Gamification & Game-based Learning
Gamification is the application of game mechanics (point-scoring, badges, leaderboards etc.) to tasks such as in-class learning, in order to promote a motivational response in an action.
The concept of gamification may be seen as new but the act of gamification has been woven into tasks and activities for as long as civilisation has been established. What is new however, is the way technological advancements has increased gamification’s reach and effectiveness. Gamification is leading the charge in innovative teaching methods with young students.
Organisations are increasingly looking at investing in game-based learning to empower and engage their students better. It has been observed that gamification has improved retention rates and better application of the subject matter learned at work or in the classroom.
AI learning/ Personalised learning
Technology has personalised many different areas of our lives, and yet Education seems to be the area that could benefit the most from individualised and attentive AI systems. After all, a teacher can only provide so much attention to a student before they are depriving fellow students of the time and attention they also need.
As individuals, we tend to relate better to personalised experiences. AI assistance has picked up recently within the e-learning space. Organisations are now offering innovative solutions where bots are able to guide learners both on the learning path, as well as during the courses.
AI assistance can help observe a student’s learning behaviour and adapt future content to be consumed and understood best by the individual, along with a personalised approach which helps disarm the student and make them feel a part of something, rather than just getting lost in a system.
By 2019 it is forecast that 82% of internet traffic will be video, according to a prediction by Cisco. That’s a lot. Although video is in high demand and quite obviously the medium of choice, it has its limitations in learning.
However, Interactive videos manage to fill the void, introducing user-led decisions into the experience, creates a far more solid base for engagement. Besides the benefits that come with engagement, the introduction of choice means that interactive videos can provide meaningful data for educators - a huge distinction from linear video. Adding a simple review and quiz at the end of each educational component can greatly increase viewer attention and retention.
Videos are one of the hottest modes of training right now. The popularity of video-based sites like YouTube have forced organisations to adopt more videos into their training. Be it Instructor-Led Training that is interspersed with anecdotal or contextual videos, or e-learning where videos play an integral part in disseminating information, videos are here to stay.
The focus is on decreasing the load time and the size of videos using various tools. Video-based learning will continue to grow and will be an important trend to watch out for next year.

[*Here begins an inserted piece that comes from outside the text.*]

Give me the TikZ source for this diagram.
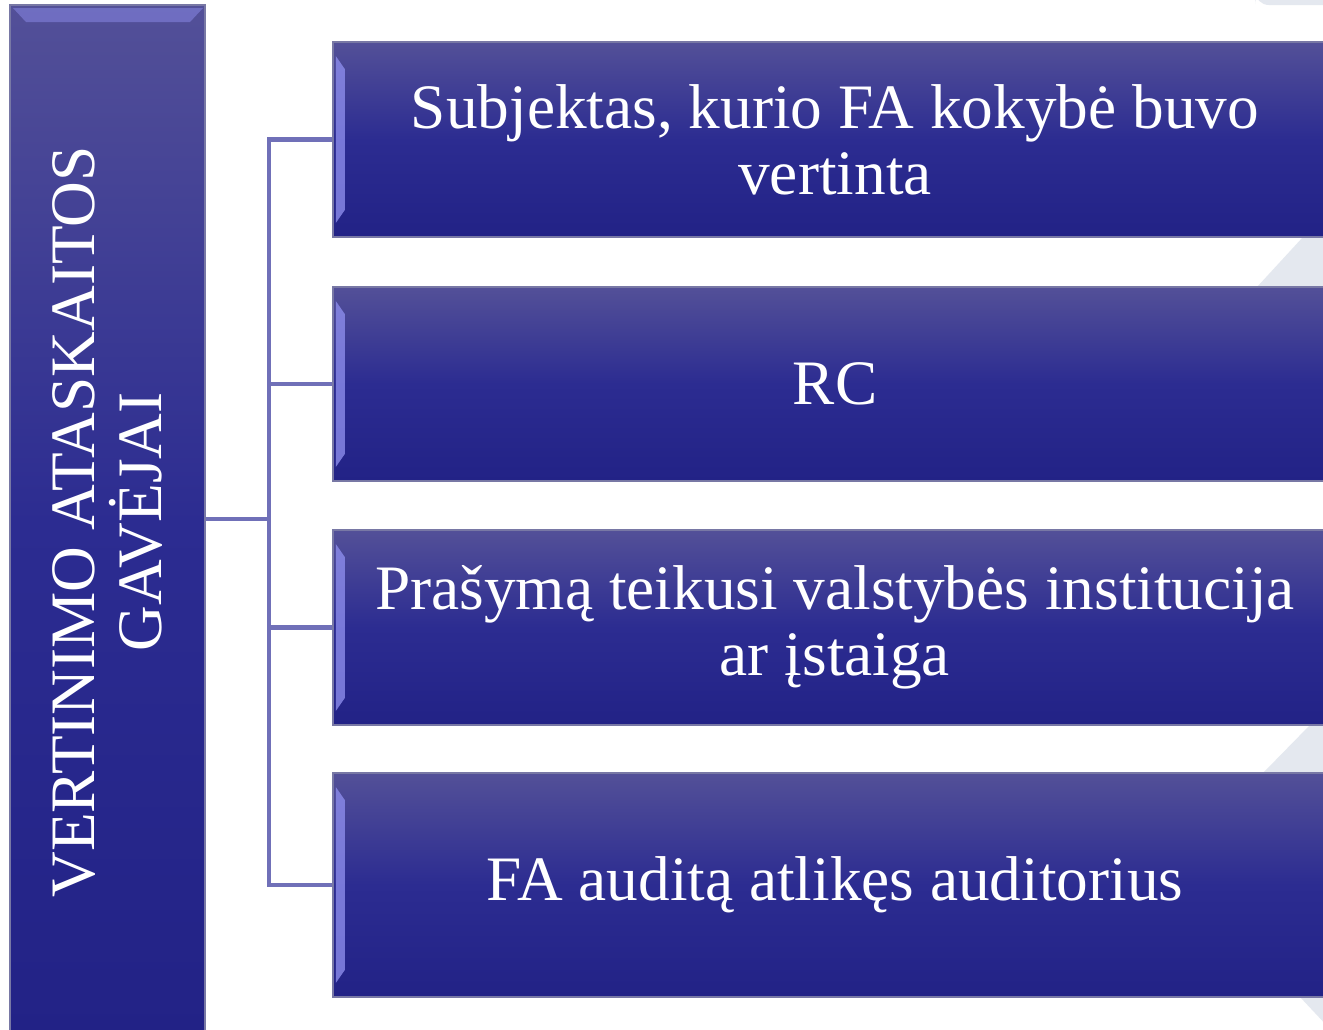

A report by Strategy Analytics, suggests that by 2020 almost 2 thirds of the entire world will own smartphones. With that information, consider a report by TNS that states that millennial’s use their mobile devices up to 3.2 hours a day.
With both of these figures in mind, it is unlikely that education will replace the time spent on mobile devices, so why not be a part of it? According to LearnDash, 70% of learners felt more motivated when training on a mobile device, as opposed to a computer. While MNAlearning also found that, Mobile e-learners typically study for 40 minutes longer than students using a Desktop or Tablet.
The year ahead will inevitably see a lot of these trends develop further into more well-rounded and matured concepts, some may even leave their innovative Beta stages and become adopted as mainstream learning concepts. The key to developing stronger learning systems is for us to stay hungry when it comes to creating alternative and innovative educational methods.